Before the war in Ukraine and Putin’s invasion, scientists at the Bulletin of Atomic Scientists and caretakers of the Doomsday Clock–observing the deterioration of affairs between the United States and Russia–sensed an impending disaster and moved the doomsday clock to a hundred seconds to midnight in 2021 and in January 2022, the closest it had ever been to midnight. 

The clock, described by the Bulletin as “a design that warns the public about how close we are to destroying our world with dangerous technologies of our own, was created in 1947 around nuclear issues. Over time it began highlighting other existential threats like climate change.

There are several parameters for making the doomsday prediction. In the case of the Russia-Ukraine war, the deterioration of relationships between the United States and Russia, the two countries controlling 90 percent of the world’s nuclear arsenal, and the collapse of the New Start Agreement. There are now very few restraints left around nuclear weapons.

Yet, do the people in power care about the Doomsday Clock or does it just have the cinematic effect of a giant alarm clock, like London’s Big Ben? Will it ever get to midnight? When the clock rings a few 100 seconds to midnight do the world powers care at all?

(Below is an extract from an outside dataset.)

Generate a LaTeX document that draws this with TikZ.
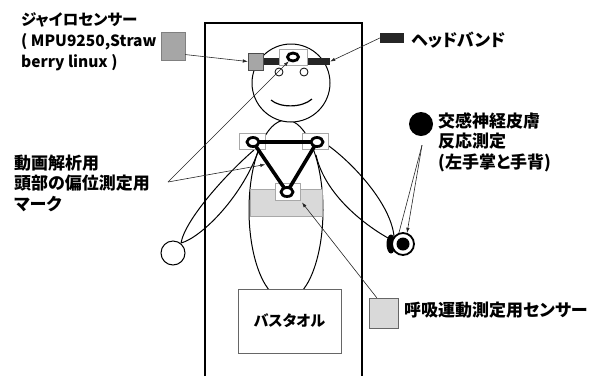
\documentclass[tikz,border=0pt]{standalone}
\usepackage{fontspec}
\setmainfont{Noto Sans CJK JP}[RawFeature=+palt]
\newfontfamily\heavy{Noto Sans CJK JP Black}[RawFeature=+palt]
\usetikzlibrary{positioning, arrows.meta, shapes.geometric, calc}
\definecolor{sensorgray}{HTML}{A6A6A6}
\definecolor{beltgray}{HTML}{D9D9D9}
\definecolor{framegray}{HTML}{A8A8A8}

\begin{document}
\begin{tikzpicture}[x=1pt, y=-1pt,
    note/.style={font=\heavy\fontsize{17}{20.5}\selectfont, align=left, inner sep=0pt, anchor=west},
    pointer/.style={draw=black!85, line width=0.6pt, -{Latex[length=5pt,width=3.5pt]}},
    body/.style={draw, line width=1pt},
    markbox/.style={draw=framegray, fill=white, line width=0.5pt, minimum width=26pt, minimum height=16pt, inner sep=0pt},
    ring/.style={ellipse, draw, line width=2.8pt, fill=white, minimum width=12pt, minimum height=9pt, inner sep=0pt},
    strap/.style={fill=black!85, minimum height=7pt, inner sep=0pt}]

  \useasboundingbox (0,0) rectangle (605,376);

  % bed
  \draw[line width=1.3pt] (205,376) -- (205,23) -- (362,23) -- (362,376);

  % body, head and face
  \draw[body] (286,210) ellipse [x radius=37pt, y radius=90pt];
  \draw[body, fill=white] (291,83) circle [radius=39pt];
  \draw[line width=0.8pt] (279,72) circle [radius=4pt] (304,72) circle [radius=4pt];
  \draw[line width=1.2pt] (271,100) .. controls (280,108) and (302,108) .. (312,99);

  % arms
  \draw[body] (181,243) .. controls (185,220) and (225,175) .. (254,150)
              (181,243) .. controls (200,238) and (240,200) .. (258,152);
  \node[body, circle, minimum size=24pt, inner sep=0pt] (handL) at (173,253) {};
  \draw[body] (320,140) .. controls (345,155) and (390,200) .. (394,236)
              (316,155) .. controls (325,195) and (365,225) .. (388,238);
  \fill (391,244) ellipse [x radius=4.5pt, y radius=9.5pt];
  \node[circle, draw, line width=1.8pt, fill=white, minimum size=22pt, inner sep=0pt] (handR) at (403,244) {};
  \fill (handR) circle [radius=6.5pt];

  % breathing belt and marks
  \node[draw=framegray, fill=beltgray, minimum width=72pt, minimum height=27pt, inner sep=0pt] (belt) at (286,202.5) {};
  \node[markbox] (boxL) at (252,141) {};
  \node[markbox] (boxR) at (315,141) {};
  \node[markbox, minimum width=25pt, minimum height=17pt] (boxC) at (287.5,191.5) {};
  \coordinate (mL) at (253,142);
  \coordinate (mR) at (317,142);
  \coordinate (mC) at (287,192);
  \draw[line width=3.6pt, line join=round] (mL) -- (mR) -- (mC) -- cycle;
  \node[ring] (markL) at (mL) {};
  \node[ring] (markR) at (mR) {};
  \node[ring] (markC) at (mC) {};

  % towel
  \node[draw=black!60, fill=white, line width=0.6pt, minimum width=103pt, minimum height=64pt,
        font=\heavy\fontsize{15}{18}\selectfont] (towel) at (289.5,321) {バスタオル};

  % head band, gyro and head mark
  \node[strap, minimum width=15pt] (bandL) at (271.5,61.5) {};
  \node[strap, minimum width=23pt] (bandR) at (318.5,61.5) {};
  \node[draw=black!70, fill=sensorgray, minimum width=15pt, minimum height=17pt, inner sep=0pt] (gyro) at (255.5,61.5) {};
  \node[markbox, minimum width=28pt, minimum height=16pt] (boxH) at (293,57) {};
  \node[ring, minimum width=11pt, minimum height=8pt] (markH) at (293,57) {};

  % keys
  \node[draw=black!50, fill=sensorgray, minimum width=24pt, minimum height=28pt, inner sep=0pt] (gyrokey) at (173,46) {};
  \node[strap, minimum width=24pt, minimum height=10pt] (bandkey) at (392,38) {};
  \node[circle, fill=black, minimum size=24pt, inner sep=0pt] (edakey) at (421,124) {};
  \node[draw=black!60, fill=beltgray, minimum width=29pt, minimum height=30pt, inner sep=0pt] (beltkey) at (383.5,313) {};

  \node[note, font=\heavy\fontsize{15.5}{21}\selectfont] (gyrotext) at (21,42) {ジャイロセンサー\\( MPU9250,Straw\\berry linux )};
  \node[note] (bandtext) at (411,40) {ヘッドバンド};
  \node[note] (edatext) at (438,142) {交感神経皮膚\\反応測定\\(左手掌と手背)};
  \node[note] (marktext) at (14,183) {動画解析用\\頭部の偏位測定用\\マーク};
  \node[note] (belttext) at (404,310) {呼吸運動測定用センサー};

  % pointers
  \draw[pointer] (gyrokey.-35) -- (gyro.west);
  \draw[pointer] (bandkey.west) -- (bandR.east);
  \coordinate (fork) at (168,182);
  \draw[pointer] (fork) -- (markH);
  \draw[pointer] (fork) -- ($(mL)!0.45!(mC)+(-3,0)$);
  \draw[pointer] ($(beltkey.north west)+(8,0)$) -- ($(belt.center)+(16,0)$);
  \coordinate (edafork) at ($(edakey.south)+(1,9)$);
  \draw[draw=black!85, line width=0.6pt] (edafork) -- (handR.110);
  \draw[pointer] (edafork) -- (handR.70);
\end{tikzpicture}
\end{document}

These are questions asked by many of those paying attention to the world today, such as my radio audience in Lagos, Nigeria.

Rachel Bronson, president and CEO of the Bulletin of Atomic Scientists, gives us answers.

She says it is definitively cinematic, but in this way, it achieves its purpose. Every year the clock is announced, the news cycle stops for a moment and redirects to these important topics that are really hard to get in the news, but very essential for the continuation of humanity. If for one day a year the world can take a moment to talk about issues, such as climate change or nuclear weapons, that is a job well done. It’s also a job well done if they can get media audiences around the world to think about what nuclear weapons are, how many there are, why they are still of interest, and if it really is getting more dangerous, she says

Do leaders in power take it seriously? Yes and no. According to Bronson, it provides a sort of entryway to talk about these complicated issues made more complicated to keep the public out of the discussion. Politicians can use the timely prediction of the clock and the organization’s report published alongside it as a reference to provide perspectives on these existential issues. 

The Doomsday Clock prompts scientists to ask if these predictions are alarmist or necessary. We should all ask these questions about the clock and the existential crises it warns us about. If the essence is to provoke conversation, we must have these conversations, before it is too late and novelty becomes a disaster.

What then is midnight? It is the end of humanity as we know it. Period.